Catherine D’Ignazio

Photo: Diana Levine-MITMediaLab

Catherine D’Ignazio is a scholar, artist/designer, and hacker mama who focuses on feminist technology, data literacy, and civic engagement.

She has run reproductive justice hackathons, designed global news recommendation systems, created talking and tweeting water quality sculptures, and led walking data visualizations to envision the future of sea level rise. With Rahul Bhargava, she built the platform Databasic.io, a suite of tools and activities to introduce newcomers to data science.

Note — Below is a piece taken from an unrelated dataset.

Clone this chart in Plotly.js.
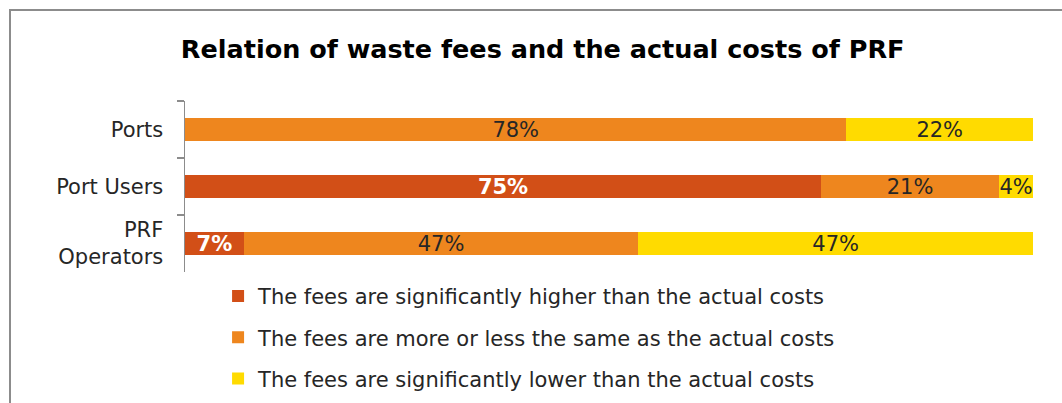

Her 2020 book from MIT Press, “Data Feminism,” co-authored with Lauren Klein, charts a course for more ethical and empowering data science practices. Her research at the intersection of technology, design, and social justice has been published in the Journal of Peer Production, the Journal of Community Informatics, and the proceedings of Human Factors in Computing Systems (ACM SIGCHI). Her art and design projects have won awards from the Tanne Foundation, Turbulence.org, and the Knight Foundation, and have been exhibited at the Venice Biennial and the ICA Boston.

D’Ignazio is an Assistant Professor of Urban Science and Planning in the Department of Urban Studies and Planning at MIT. She is also Director of the Data + Feminism Lab, which uses data and computational methods to work towards gender and racial equity, particularly in relation to space and place.